Yes, there is a focus on how best to push Members regarding the Intensity of the workout for each individual in the room. There is a pseudo-psychological approach when it comes to being compassionate and empowering. But do these attributes constitute an “Elite Status”? Within OTF… sure! Of course. Outside of the branded workout… I don’t think so. Because I think that when people stick the words ‘Elite’ and ‘Coach’ together, there’s a side of their brain that probably interprets that kind of “in reverse” – i.e. [a] Coach [of the] Elite.

Think about it – when you *generally* hear the term “Coach”, 90% of the time it is going to be in the context of Sports. And in virtually every corner of the globe we refer to Pro Athletes as being Elite. So frankly, I feel like it is a slight misnomer… but again, I get it – in any business, you’re going to use different variants of the same terminology so that on some primal level you are at least distinguishing yourselves from the competition.

Do I, therefore, believe that there is a certain degree of hyperbole surrounding the title… well, a little. But again, within the microcosm of the Orangetheory franchise, it is well within their rights to use whatever terms they like.

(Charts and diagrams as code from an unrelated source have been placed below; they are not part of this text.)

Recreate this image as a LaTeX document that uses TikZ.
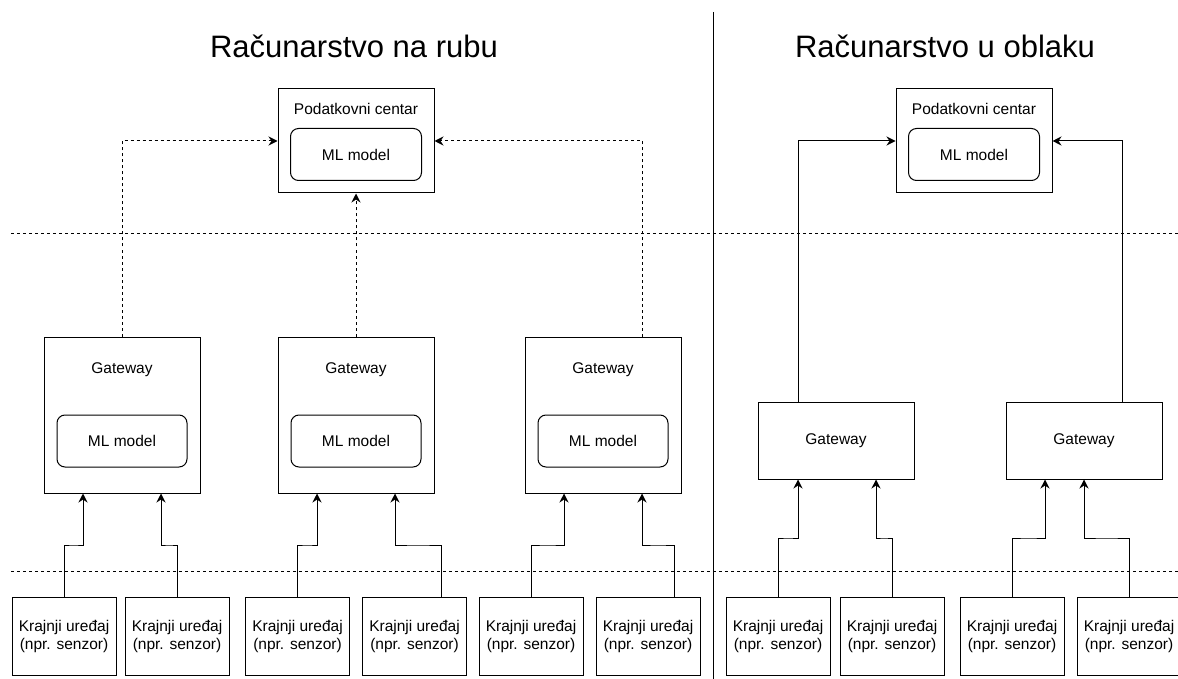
\documentclass[tikz,border=0pt]{standalone}
\usepackage{fontspec}
\setmainfont{Liberation Sans}
\usetikzlibrary{arrows.meta,calc}
\tikzstyle{box}=[draw,line width=1pt,inner sep=0pt,minimum width=156pt]
\tikzstyle{mlbox}=[draw,line width=1pt,rounded corners=8pt,minimum width=131pt,minimum height=52pt,inner sep=0pt]
\tikzstyle{device}=[draw,line width=1pt,minimum width=104pt,minimum height=78pt,align=center,inner sep=0pt]
\tikzstyle{boxtitle}=[inner sep=0pt]
\tikzstyle{sectiontitle}=[font=\fontsize{31}{36}\selectfont]
\tikzstyle{edge} = [draw,line width=1pt,-{Stealth[length=9pt,width=9pt,inset=3pt]}]
\tikzstyle{dashededge} = [edge,dash pattern=on 3pt off 3pt]
\tikzstyle{sepline} = [draw,line width=0.9pt,dash pattern=on 3pt off 3pt]

\begin{document}
\begin{tikzpicture}[x=1pt,y=-1pt,font=\fontsize{15.5}{18}\selectfont]
\useasboundingbox (0,0) rectangle (1178,679);

% Titles
\node[sectiontitle] (tedge) at (354,46) {Računarstvo na rubu};
\node[sectiontitle] (tcloud) at (945,46) {Računarstvo u oblaku};

% Separators
\draw[line width=1pt] (713,12) -- (713,679);
\draw[sepline] (11,233) -- (1178,233);
\draw[sepline] (11,571) -- (1178,571);

% Data centres
\foreach \pos/\name in {{(356,141)/dcl},{(974,141)/dcr}} {
    \node[box,minimum height=104pt] (\name) at \pos {};
    \node[boxtitle] (\name-title) at ($(\name.north)+(0,20)$) {Podatkovni centar};
    \node[mlbox] (\name-ml) at ($(\name.center)+(0,13.5)$) {ML model};
}

% Gateways with model (edge)
\foreach \pos/\name in {{(122,415)/g1},{(356,415)/g2},{(603,415)/g3}} {
    \node[box,minimum height=156pt] (\name) at \pos {};
    \node[boxtitle] (\name-title) at ($(\name.north)+(0,33)$) {Gateway};
    \node[mlbox,minimum width=130pt] (\name-ml) at ($(\name.center)+(0,26)$) {ML model};
}

% Gateways (cloud)
\foreach \pos/\name in {{(836,440.5)/rg1},{(1084,440.5)/rg2}}
    \node[box,minimum height=77pt] (\name) at \pos {Gateway};

% End devices
\foreach \x/\name in {64/d1,177/d2,297.5/d3,414.5/d4,531/d5,648/d6,778/d7,892/d8,1012/d9,1129/d10}
    \node[device] (\name) at (\x,636) {Krajnji uređaj\\(npr. senzor)};

% Devices -> gateways
\foreach \src/\dx/\dst/\ex in {d1/0/g1/-39, d2/0/g1/39, d3/0/g2/-39, d4/26.5/g2/39, d5/0/g3/-39, d6/26/g3/39, d7/0/rg1/-38, d8/0/rg1/40, d9/0/rg2/-39, d10/0/rg2/0} {
    \coordinate (\src-out) at ($(\src.north)+(\dx,0)$);
    \coordinate (\src-in) at ($(\dst.south)+(\ex,0)$);
    \draw[edge] (\src-out) |- ($(\src-out)!0.5!(\src-in)$) -| (\src-in);
}

% Gateways -> data centres
\draw[dashededge] (g1.north) |- (dcl.west);
\draw[dashededge] (g2.north) -- (dcl.south);
\coordinate (g3-out) at ($(g3.north)+(39,0)$);
\draw[dashededge] (g3-out) |- (dcl.east);
\coordinate (rg1-out) at ($(rg1.north)+(-38,0)$);
\draw[edge] (rg1-out) |- (dcr.west);
\coordinate (rg2-out) at ($(rg2.north)+(38,0)$);
\draw[edge] (rg2-out) |- (dcr.east);

\end{tikzpicture}
\end{document}
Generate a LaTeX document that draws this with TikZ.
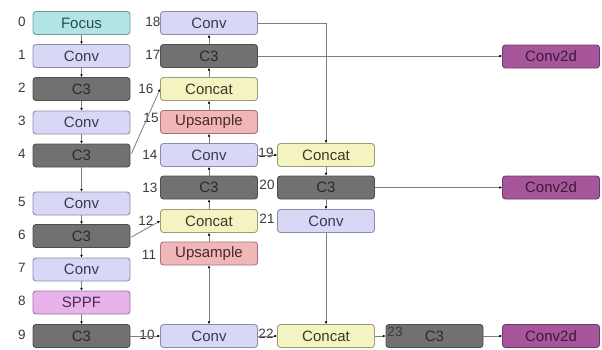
\documentclass[tikz,border=0pt]{standalone}
\usepackage{fontspec}
\setmainfont{Liberation Sans}
\usetikzlibrary{arrows.meta}
\definecolor{focusF}{HTML}{B2E4E6}\definecolor{focusD}{HTML}{6F9C9E}\definecolor{focusT}{HTML}{2C4A56}
\definecolor{convF}{HTML}{D8D8F6}\definecolor{convD}{HTML}{8C8CAA}\definecolor{convT}{HTML}{383A52}
\definecolor{cthreeF}{HTML}{717171}\definecolor{cthreeD}{HTML}{4E4E4E}\definecolor{cthreeT}{HTML}{2A2A2A}
\definecolor{catF}{HTML}{F4F4C2}\definecolor{catD}{HTML}{9C9C72}\definecolor{catT}{HTML}{3A3A28}
\definecolor{upF}{HTML}{F0B6B8}\definecolor{upD}{HTML}{A47274}\definecolor{upT}{HTML}{4A2A2C}
\definecolor{sppfF}{HTML}{E8B2EA}\definecolor{sppfD}{HTML}{A272A4}\definecolor{sppfT}{HTML}{4A2A50}
\definecolor{ctwoF}{HTML}{A8569C}\definecolor{ctwoD}{HTML}{6E3A66}\definecolor{ctwoT}{HTML}{3A1A38}
\definecolor{lineC}{HTML}{7E7E7E}\definecolor{numC}{HTML}{3C3C3C}
\tikzset{
  blk/.style={rounded corners=3pt, draw, line width=0.9pt, minimum width=97pt, minimum height=23pt, inner sep=0pt, font=\fontsize{15}{15}\selectfont},
  focusb/.style={blk, fill=focusF, draw=focusD, text=focusT},
  convb/.style={blk, fill=convF, draw=convD, text=convT},
  cthreeb/.style={blk, fill=cthreeF, draw=cthreeD, text=cthreeT},
  catb/.style={blk, fill=catF, draw=catD, text=catT},
  upb/.style={blk, fill=upF, draw=upD, text=upT},
  sppfb/.style={blk, fill=sppfF, draw=sppfD, text=sppfT},
  ctwob/.style={blk, fill=ctwoF, draw=ctwoD, text=ctwoT},
  num/.style={font=\fontsize{13.5}{13.5}\selectfont, text=numC, inner sep=0pt},
  conn/.style={draw=lineC, line width=0.8pt, -{Latex[length=2.6pt,width=2.6pt,color=black]}},
  bconn/.style={draw=lineC, line width=0.8pt, {Latex[length=2.6pt,width=2.6pt,color=black]}-{Latex[length=2.6pt,width=2.6pt,color=black]}},
}
\begin{document}
\begin{tikzpicture}[x=1pt,y=-1pt]
\useasboundingbox (0,0) rectangle (602,349);
% left column
\node[focusb]  (n0) at (81.5,23) {Focus};
\node[convb]   (n1) at (81.5,56) {Conv};
\node[cthreeb] (n2) at (81.5,89) {C3};
\node[convb]   (n3) at (81.5,122.5) {Conv};
\node[cthreeb] (n4) at (81.5,155.5) {C3};
\node[convb]   (n5) at (81.5,203.5) {Conv};
\node[cthreeb] (n6) at (81.5,236) {C3};
\node[convb]   (n7) at (81.5,269.5) {Conv};
\node[sppfb]   (n8) at (81.5,302.5) {SPPF};
\node[cthreeb] (n9) at (81.5,336) {C3};
% middle column
\node[convb]   (n18) at (209,23) {Conv};
\node[cthreeb] (n17) at (209,56) {C3};
\node[catb]    (n16) at (209,89) {Concat};
\node[upb]     (n15) at (209,122) {Upsample};
\node[convb]   (n14) at (209,155) {Conv};
\node[cthreeb] (n13) at (209,187.5) {C3};
\node[catb]    (n12) at (209,221) {Concat};
\node[upb]     (n11) at (209,253.5) {Upsample};
\node[convb]   (n10) at (209,336) {Conv};
% third column
\node[catb]    (n19) at (326,155) {Concat};
\node[cthreeb] (n20) at (326,187.5) {C3};
\node[convb]   (n21) at (326,221) {Conv};
\node[catb]    (n22) at (326,336) {Concat};
\node[cthreeb] (n23) at (434.5,336) {C3};
% outputs
\node[ctwob] (o1) at (551,56.5) {Conv2d};
\node[ctwob] (o2) at (551,187.5) {Conv2d};
\node[ctwob] (o3) at (551,336) {Conv2d};
% numbers
\foreach \t/\y in {0/22,1/55,2/88,3/121,4/154,5/202,6/235,7/268,8/301,9/335}
  \node[num] (l\t) at (22,\y) {\t};
\node[num] (l18) at (153,22) {18};
\node[num] (l17) at (153,55) {17};
\node[num] (l16) at (146,89) {16};
\node[num] (l15) at (151,118) {15};
\node[num] (l14) at (150,155) {14};
\node[num] (l13) at (150,188) {13};
\node[num] (l12) at (146,221) {12};
\node[num] (l11) at (149,255) {11};
\node[num] (l10) at (147,335) {10};
\node[num] (l19) at (266,153) {19};
\node[num] (l20) at (267,185) {20};
\node[num] (l21) at (267,219) {21};
\node[num] (l22) at (266,334) {22};
% connectors
\foreach \a/\b in {n0/n1,n1/n2,n2/n3,n3/n4,n4/n5,n5/n6,n6/n7,n7/n8,n8/n9}
  \draw[conn] (\a) -- (\b);
\foreach \a/\b in {n12/n13,n13/n14,n14/n15,n15/n16,n16/n17,n17/n18,n19/n20,n20/n21,n21/n22}
  \draw[conn] (\a) -- (\b);
\draw[conn] (n11) -- (n12);
\draw[bconn] (n10) -- (n11);
\draw[conn] (n9) -- (n10);
\draw[conn] (n10) -- (n22);
\draw[conn] (n22) -- (n23);
\draw[conn] (n23) -- (o3);
\draw[conn] (n14) -- (n19);
\draw[conn] (n20) -- (o2);
\draw[conn] (n17.east) -- (o1.west |- n17.east);
\draw[conn] (n18.east) -| (n19.north);
\draw[conn] ([xshift=1pt,yshift=2pt]n4.east) -- (n16.west);
\draw[conn] ([xshift=1pt,yshift=-1pt]n6.east) -- (n12.west);
\node[num] (l23) at (395,332) {23};
\end{tikzpicture}
\end{document}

For prospective “fit-pros” who are interested in a career with OTF, a career path that leads to being able to call themselves ‘Elite’ can sure be an incentive. And much in the same way, for Members coming into a Session and knowing that they have an “Elite Coach” training them – sure has to be a boost in confidence in believing that you’re being trained by the crème de la crème!

But I also feel like to be Elite, you have to be capable of taking the reigns and flying solo. You must embody the creativity and next-level expertise that comes with being truly “Elite”. And that should all entail an enormous amount of autonomy, not dependence.

So, while I am [technically] – on paper – an OTF Elite Coach (with the certs to prove it), it’s ultimately not the career path that I chose, because I believe in a multi-faceted approach to Health & Fitness, and that stretches beyond the confines of a Rower, a Treadmill and a couple of pieces of Functional Equipment.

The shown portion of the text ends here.